I felt like someone punched me in the stomach, hard. Only two people knew, and I knew Alice and Linda were close. I called Linda who confirmed that Alice told her. She tried to be ameliorating Well I ran into Jenny a few weeks ago and asked how you were doing (Jenny being the other person who knows) and her response made me think something was wrong. So I followed up with Alice, who kind of hesitated but told me what happened.
I don’t have a lot of friends I can trust and I really trusted Alice. I trusted her completely. She too trusted me and shared with me things that only a handful of people could possibly know. I trusted her in part, because she trusted me so deeply. I get that Linda was concerned and Alice is close to Linda, and I get that things slip out. I do get that, but I told her how much I didn’t want anyone to know… how does that translate to telling someone else?

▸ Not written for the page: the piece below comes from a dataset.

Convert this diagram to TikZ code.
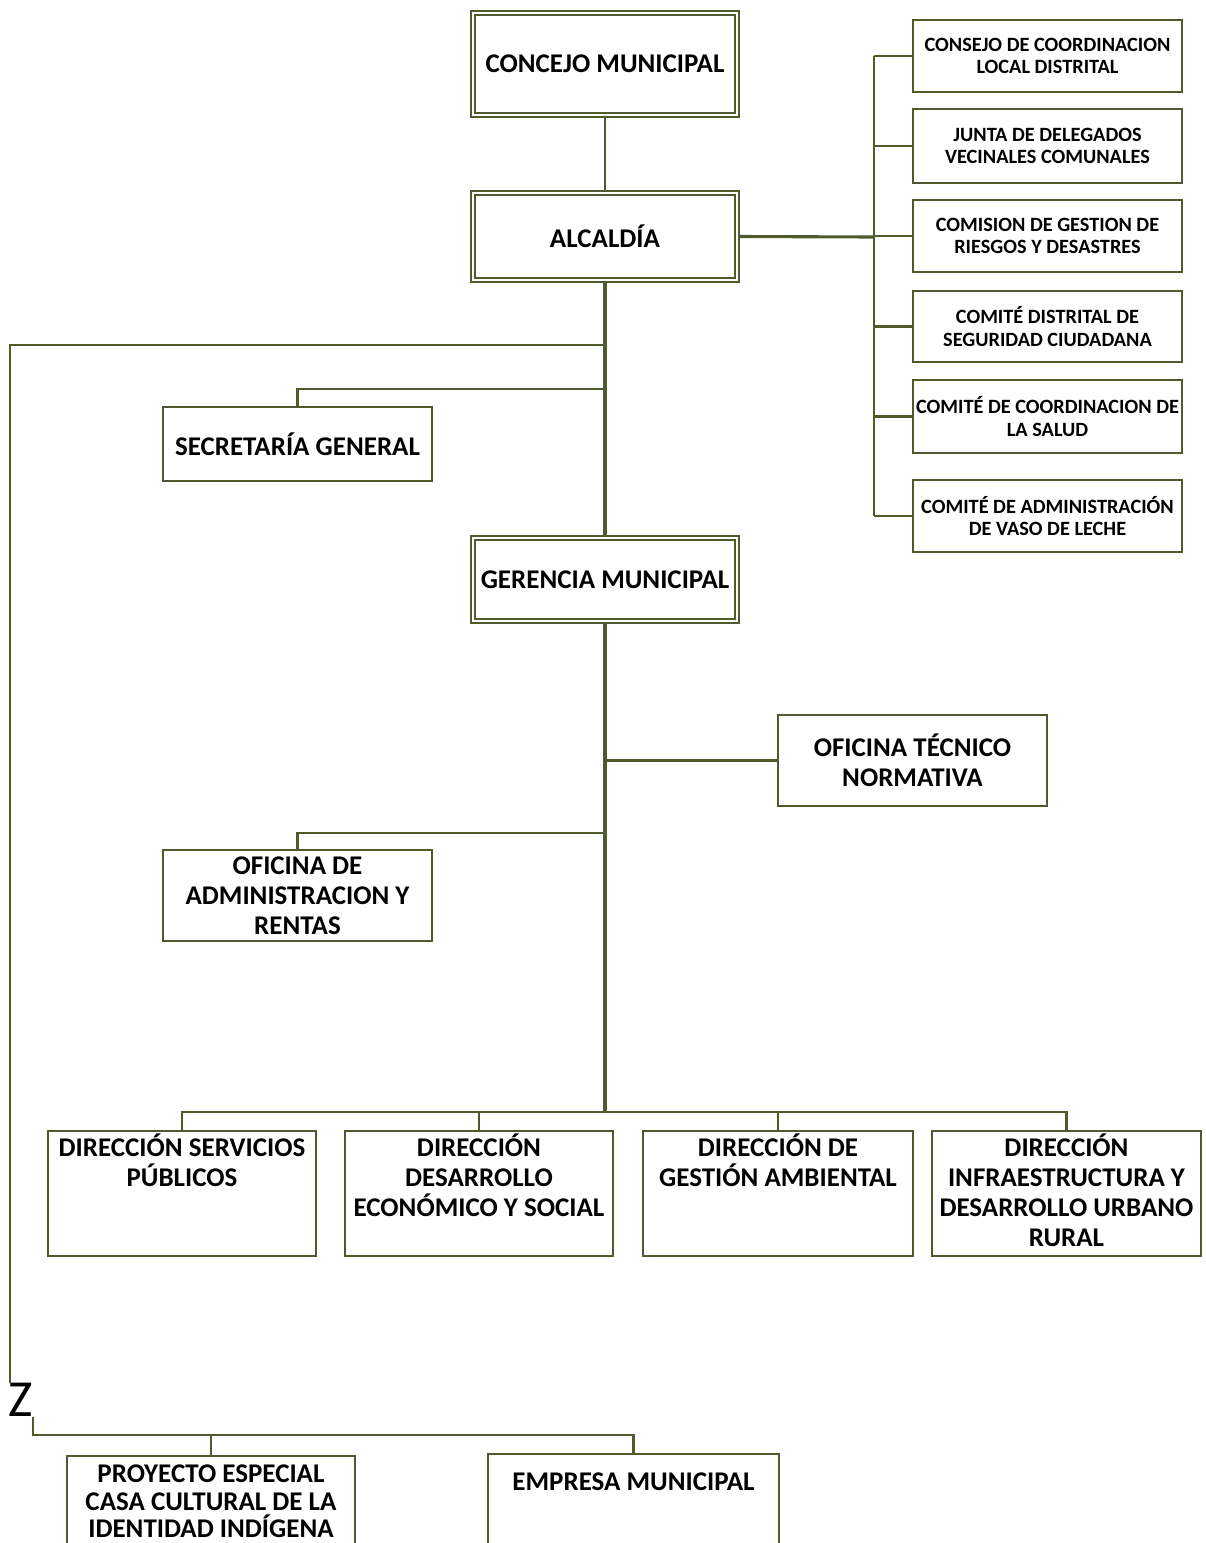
\documentclass[tikz,border=0pt]{standalone}
\usepackage{fontspec}
\setmainfont{Carlito}
\usetikzlibrary{positioning}
\definecolor{olivo}{HTML}{4F5B2C}
\newcommand{\grande}{\fontsize{27}{30}\selectfont\bfseries}
\newcommand{\chico}{\fontsize{20.3}{22.5}\selectfont\bfseries}
\newcommand{\primera}{\rule{0pt}{24pt}}
\tikzset{
linea/.style={draw=olivo, line width=2.1pt},
tronco/.style={draw=olivo, line width=3.1pt},
jefe/.style={rectangle, draw=olivo, line width=1.7pt, double=white, double distance=2.2pt, fill=white, minimum width=264pt, inner sep=0pt, outer sep=2.8pt, font=\grande},
caja/.style={rectangle, draw=olivo, line width=2pt, fill=white, minimum width=269pt, inner sep=0pt, align=center},
comision/.style={caja, minimum height=72pt, font=\chico},
oficina/.style={caja, font=\grande},
direccion/.style={caja, minimum width=268pt, minimum height=125pt},
rotulo/.style={inner sep=0pt, align=center, font=\grande}
}

\begin{document}
\begin{tikzpicture}[x=1pt,y=-1pt]
\useasboundingbox (0,0) rectangle (1206,1543);
\clip (0,0) rectangle (1206,1543);

% cabeza
\node[jefe, minimum height=102pt] (concejo) at (605,64) {CONCEJO MUNICIPAL};
\node[jefe, minimum height=87pt] (alcaldia) at (605,236.5) {ALCALDÍA};
\node[jefe, minimum height=83pt] (gerencia) at (605,579.5) {GERENCIA MUNICIPAL};

% comisiones
\node[comision] (consejo) at (1047.5,56) {CONSEJO DE COORDINACION\\LOCAL DISTRITAL};
\node[comision, minimum height=74pt] (junta) at (1047.5,146) {JUNTA DE DELEGADOS\\VECINALES COMUNALES};
\node[comision] (riesgos) at (1047.5,236) {COMISION DE GESTION DE\\RIESGOS Y DESASTRES};
\node[comision, minimum height=71pt] (seguridad) at (1047.5,326.5) {COMITÉ DISTRITAL DE\\SEGURIDAD CIUDADANA};
\node[comision, minimum height=73pt] (salud) at (1047.5,416.5) {COMITÉ DE COORDINACION DE\\LA SALUD};
\node[comision] (vaso) at (1047.5,516) {COMITÉ DE ADMINISTRACIÓN\\DE VASO DE LECHE};

% oficinas
\node[oficina, minimum height=74pt, line width=1.5pt] (secretaria) at (297.5,444) {SECRETARÍA GENERAL};
\node[oficina, minimum height=91pt] (tecnico) at (912.5,760.5) {OFICINA TÉCNICO\\NORMATIVA};
\node[oficina, minimum height=91pt] (rentas) at (297.5,895.5) {OFICINA DE\\ADMINISTRACION Y\\RENTAS};

% direcciones
\node[direccion] (servicios) at (182,1193.5) {};
\node[direccion] (economico) at (479,1193.5) {};
\node[direccion, minimum width=270pt] (ambiental) at (778,1193.5) {};
\node[direccion, minimum width=269pt] (urbano) at (1066.5,1193.5) {};
\node[rotulo, below=2.5pt of servicios.north] (servicios-t) {\primera DIRECCIÓN SERVICIOS\\PÚBLICOS};
\node[rotulo, below=2.5pt of economico.north] (economico-t) {\primera DIRECCIÓN\\DESARROLLO\\ECONÓMICO Y SOCIAL};
\node[rotulo, below=2.5pt of ambiental.north] (ambiental-t) {\primera DIRECCIÓN DE\\GESTIÓN AMBIENTAL};
\node[rotulo, below=2.5pt of urbano.north] (urbano-t) {\primera DIRECCIÓN\\INFRAESTRUCTURA Y\\DESARROLLO URBANO\\RURAL};

% proyectos y empresa
\node[caja, minimum width=288pt, minimum height=110pt] (proyecto) at (211,1511) {};
\node[caja, minimum width=291pt, minimum height=110pt] (empresa) at (633.5,1509) {};
\node[rotulo, font=\fontsize{27}{27.5}\selectfont\bfseries, below=3.5pt of proyecto.north] (proyecto-t) {\primera PROYECTO ESPECIAL\\CASA CULTURAL DE LA\\IDENTIDAD INDÍGENA};
\node[rotulo, below=13.5pt of empresa.north] (empresa-t) {\primera EMPRESA MUNICIPAL};

\node[inner sep=0pt, font=\fontsize{52}{52}\selectfont] (corte) at (20.5,1400) {Z};

% uniones
\coordinate (j1) at (605,345);
\coordinate (j2) at (605,389);
\coordinate (j3) at (605,760.5);
\coordinate (j4) at (605,833);
\coordinate (j5) at (605,1112);
\coordinate (esquina) at (10,345);
\coordinate (barra) at (0,1435);
\coordinate (espina) at (874,237);

\draw[linea] (concejo) -- (alcaldia);
\draw[tronco] (alcaldia) -- (gerencia);
\draw[tronco] (gerencia) -- (j5);
\draw[linea] (j1) -- (esquina) -- (esquina |- corte.north);
\draw[linea] (corte.south east) -- (corte.south east |- barra) -| (empresa.north);
\draw[linea] (corte.south east |- barra) -| (proyecto.north);
\draw[linea] (j2) -| (secretaria.north);
\draw[linea] (j3) -- (tecnico.west);
\draw[linea] (j4) -| (rentas.north);
\foreach \d in {servicios,economico,ambiental,urbano}
  \draw[linea] (j5) -| (\d.north);

\draw[tronco] (alcaldia.east) -- (espina);
\draw[linea, line width=2.5pt] (consejo.west -| espina) -- (vaso.west -| espina);
\foreach \c in {consejo,junta,riesgos,seguridad,salud,vaso}
  \draw[linea] (\c.west -| espina) -- (\c.west);
\end{tikzpicture}
\end{document}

Linda’s husband and my husband are close, and Jack did not want me to tell Linda because obviously her husband would know and he didn’t want it to be awkward and I respected his request. He is furious that Alice told and wants me to confront her and tell her she is a horrible person. I don’t think Alice did this out of malice, she just did it because it was a conversation point with her close friend. Obviously, I will never ever trust Alice again, and the friendship I had will now be reduced to a mere acquaintance. I am not sure how to handle the situation though. I feel she needs to know how I feel about this, but at the same time I do not have it in me to yell or scream. That’s not me, and it would do no good.